Work to do: Leaving out every picture, quote the data below exactly as it appears.

Source material:
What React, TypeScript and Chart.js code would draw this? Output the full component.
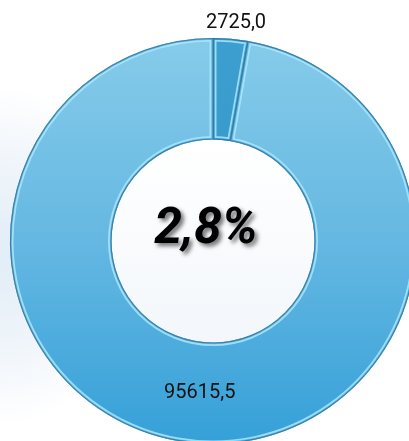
import React, { useEffect, useRef } from "react";
import { Chart, registerables } from "chart.js";

Chart.register(...registerables);

const categories = ["Доля", "Остальное"];
const values = [2725.0, 95615.5];
const valueLabels = ["2725,0", "95615,5"];
const centerText = "2,8%";

const fmtPath = (ctx: CanvasRenderingContext2D, a: any, inset: number) => {
  ctx.beginPath();
  ctx.arc(a.x, a.y, a.outerRadius - inset, a.startAngle, a.endAngle);
  ctx.arc(a.x, a.y, a.innerRadius + inset, a.endAngle, a.startAngle, true);
  ctx.closePath();
};

const bevelPlugin = {
  id: "bevel",
  beforeDatasetsDraw(chart: any) {
    const ctx = chart.ctx as CanvasRenderingContext2D;
    const el = chart.getDatasetMeta(0).data[0];
    if (!el) return;
    const a = el.getProps(["x", "y", "innerRadius"], true);
    ctx.save();
    const g = ctx.createLinearGradient(0, a.y - a.innerRadius, 0, a.y + a.innerRadius);
    g.addColorStop(0, "#ffffff");
    g.addColorStop(1, "#f3f7fb");
    ctx.fillStyle = g;
    ctx.beginPath();
    ctx.arc(a.x, a.y, a.innerRadius + 1, 0, Math.PI * 2);
    ctx.fill();
    ctx.restore();
  },
  afterDatasetsDraw(chart: any) {
    const ctx = chart.ctx as CanvasRenderingContext2D;
    const meta = chart.getDatasetMeta(0);
    meta.data.forEach((el: any, i: number) => {
      const a = el.getProps(["x", "y", "startAngle", "endAngle", "innerRadius", "outerRadius"], true);
      ctx.save();
      fmtPath(ctx, a, 0);
      ctx.clip();
      ctx.lineJoin = "miter";
      ctx.strokeStyle = "rgba(170,232,252,0.85)";
      ctx.lineWidth = 7;
      fmtPath(ctx, a, 0);
      ctx.stroke();
      ctx.strokeStyle = i === 0 ? "rgba(60,160,205,1)" : "rgba(100,180,222,0.9)";
      ctx.lineWidth = 3.5;
      fmtPath(ctx, a, 0);
      ctx.stroke();
      ctx.restore();
      ctx.save();
      ctx.strokeStyle = "rgba(45,110,150,0.75)";
      ctx.lineWidth = 1.2;
      fmtPath(ctx, a, 0.5);
      ctx.stroke();
      ctx.restore();
    });
  },
  afterDraw(chart: any) {
    const ctx = chart.ctx as CanvasRenderingContext2D;
    const meta = chart.getDatasetMeta(0);
    ctx.save();
    ctx.font = "20px Roboto";
    ctx.fillStyle = "#111";
    ctx.textAlign = "center";
    ctx.textBaseline = "middle";
    meta.data.forEach((el: any, i: number) => {
      const a = el.getProps(["x", "y", "startAngle", "endAngle", "innerRadius", "outerRadius"], true);
      const mid = (a.startAngle + a.endAngle) / 2;
      const r = i === 0 ? a.outerRadius + 16 : (a.innerRadius + a.outerRadius) / 2;
      const dx = i === 0 ? 4 : 0;
      ctx.fillText(valueLabels[i], a.x + Math.cos(mid) * r + dx, a.y + Math.sin(mid) * r);
    });
    const c = meta.data[0];
    ctx.font = "italic bold 50px Roboto";
    ctx.shadowColor = "rgba(0,0,0,0.55)";
    ctx.shadowBlur = 4;
    ctx.shadowOffsetX = 3;
    ctx.shadowOffsetY = 3;
    ctx.fillStyle = "#000";
    ctx.fillText(centerText, c.x - 7, c.y - 11);
    ctx.restore();
  },
};

export default function App() {
  const ref = useRef<HTMLCanvasElement>(null);
  useEffect(() => {
    if (!ref.current) return;
    const chart = new Chart(ref.current, {
      type: "doughnut",
      data: {
        labels: categories,
        datasets: [
          {
            data: values,
            backgroundColor: (ctx: any) => {
              const { chart } = ctx;
              const area = chart.chartArea;
              if (!area) return ctx.dataIndex === 0 ? "#3a9fd0" : "#6cbce4";
              const g = chart.ctx.createLinearGradient(0, area.top, 0, area.bottom);
              if (ctx.dataIndex === 0) {
                g.addColorStop(0, "#3d9fd0");
                g.addColorStop(1, "#2f8fc2");
              } else {
                g.addColorStop(0, "#86cbea");
                g.addColorStop(0.5, "#65b8e2");
                g.addColorStop(1, "#35a0d8");
              }
              return g;
            },
            borderWidth: 0,
          },
        ],
      },
      options: {
        animation: false,
        responsive: true,
        maintainAspectRatio: false,
        cutout: "50%",
        layout: { padding: { top: 38, bottom: 38, left: 10, right: 10 } },
        plugins: { legend: { display: false }, tooltip: { enabled: false } },
      },
      plugins: [bevelPlugin],
    });
    return () => chart.destroy();
  }, []);
  return (
    <div
      style={{
        position: "absolute",
        left: 0,
        top: 0,
        width: 409,
        height: 441,
        overflow: "hidden",
        background:
          "radial-gradient(ellipse 140px 170px at 0% 58%, #e2edf7 0%, #eef4fa 50%, #ffffff 100%)",
      }}
    >
      <div style={{ position: "absolute", left: 0, top: 0, width: 426, height: 482 }}>
        <canvas ref={ref} />
      </div>
    </div>
  );
}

Worked answer:
What React, TypeScript and Chart.js code would draw this? Output the full component.
import React, { useEffect, useRef } from "react";
import { Chart, registerables } from "chart.js";

Chart.register(...registerables);

const categories = ["Доля", "Остальное"];
const values = [2725.0, 95615.5];
const valueLabels = ["2725,0", "95615,5"];
const centerText = "2,8%";

const fmtPath = (ctx: CanvasRenderingContext2D, a: any, inset: number) => {
  ctx.beginPath();
  ctx.arc(a.x, a.y, a.outerRadius - inset, a.startAngle, a.endAngle);
  ctx.arc(a.x, a.y, a.innerRadius + inset, a.endAngle, a.startAngle, true);
  ctx.closePath();
};

const bevelPlugin = {
  id: "bevel",
  beforeDatasetsDraw(chart: any) {
    const ctx = chart.ctx as CanvasRenderingContext2D;
    const el = chart.getDatasetMeta(0).data[0];
    if (!el) return;
    const a = el.getProps(["x", "y", "innerRadius"], true);
    ctx.save();
    const g = ctx.createLinearGradient(0, a.y - a.innerRadius, 0, a.y + a.innerRadius);
    g.addColorStop(0, "#ffffff");
    g.addColorStop(1, "#f3f7fb");
    ctx.fillStyle = g;
    ctx.beginPath();
    ctx.arc(a.x, a.y, a.innerRadius + 1, 0, Math.PI * 2);
    ctx.fill();
    ctx.restore();
  },
  afterDatasetsDraw(chart: any) {
    const ctx = chart.ctx as CanvasRenderingContext2D;
    const meta = chart.getDatasetMeta(0);
    meta.data.forEach((el: any, i: number) => {
      const a = el.getProps(["x", "y", "startAngle", "endAngle", "innerRadius", "outerRadius"], true);
      ctx.save();
      fmtPath(ctx, a, 0);
      ctx.clip();
      ctx.lineJoin = "miter";
      ctx.strokeStyle = "rgba(170,232,252,0.85)";
      ctx.lineWidth = 7;
      fmtPath(ctx, a, 0);
      ctx.stroke();
      ctx.strokeStyle = i === 0 ? "rgba(60,160,205,1)" : "rgba(100,180,222,0.9)";
      ctx.lineWidth = 3.5;
      fmtPath(ctx, a, 0);
      ctx.stroke();
      ctx.restore();
      ctx.save();
      ctx.strokeStyle = "rgba(45,110,150,0.75)";
      ctx.lineWidth = 1.2;
      fmtPath(ctx, a, 0.5);
      ctx.stroke();
      ctx.restore();
    });
  },
  afterDraw(chart: any) {
    const ctx = chart.ctx as CanvasRenderingContext2D;
    const meta = chart.getDatasetMeta(0);
    ctx.save();
    ctx.font = "20px Roboto";
    ctx.fillStyle = "#111";
    ctx.textAlign = "center";
    ctx.textBaseline = "middle";
    meta.data.forEach((el: any, i: number) => {
      const a = el.getProps(["x", "y", "startAngle", "endAngle", "innerRadius", "outerRadius"], true);
      const mid = (a.startAngle + a.endAngle) / 2;
      const r = i === 0 ? a.outerRadius + 16 : (a.innerRadius + a.outerRadius) / 2;
      const dx = i === 0 ? 4 : 0;
      ctx.fillText(valueLabels[i], a.x + Math.cos(mid) * r + dx, a.y + Math.sin(mid) * r);
    });
    const c = meta.data[0];
    ctx.font = "italic bold 50px Roboto";
    ctx.shadowColor = "rgba(0,0,0,0.55)";
    ctx.shadowBlur = 4;
    ctx.shadowOffsetX = 3;
    ctx.shadowOffsetY = 3;
    ctx.fillStyle = "#000";
    ctx.fillText(centerText, c.x - 7, c.y - 11);
    ctx.restore();
  },
};

export default function App() {
  const ref = useRef<HTMLCanvasElement>(null);
  useEffect(() => {
    if (!ref.current) return;
    const chart = new Chart(ref.current, {
      type: "doughnut",
      data: {
        labels: categories,
        datasets: [
          {
            data: values,
            backgroundColor: (ctx: any) => {
              const { chart } = ctx;
              const area = chart.chartArea;
              if (!area) return ctx.dataIndex === 0 ? "#3a9fd0" : "#6cbce4";
              const g = chart.ctx.createLinearGradient(0, area.top, 0, area.bottom);
              if (ctx.dataIndex === 0) {
                g.addColorStop(0, "#3d9fd0");
                g.addColorStop(1, "#2f8fc2");
              } else {
                g.addColorStop(0, "#86cbea");
                g.addColorStop(0.5, "#65b8e2");
                g.addColorStop(1, "#35a0d8");
              }
              return g;
            },
            borderWidth: 0,
          },
        ],
      },
      options: {
        animation: false,
        responsive: true,
        maintainAspectRatio: false,
        cutout: "50%",
        layout: { padding: { top: 38, bottom: 38, left: 10, right: 10 } },
        plugins: { legend: { display: false }, tooltip: { enabled: false } },
      },
      plugins: [bevelPlugin],
    });
    return () => chart.destroy();
  }, []);
  return (
    <div
      style={{
        position: "absolute",
        left: 0,
        top: 0,
        width: 409,
        height: 441,
        overflow: "hidden",
        background:
          "radial-gradient(ellipse 140px 170px at 0% 58%, #e2edf7 0%, #eef4fa 50%, #ffffff 100%)",
      }}
    >
      <div style={{ position: "absolute", left: 0, top: 0, width: 426, height: 482 }}>
        <canvas ref={ref} />
      </div>
    </div>
  );
}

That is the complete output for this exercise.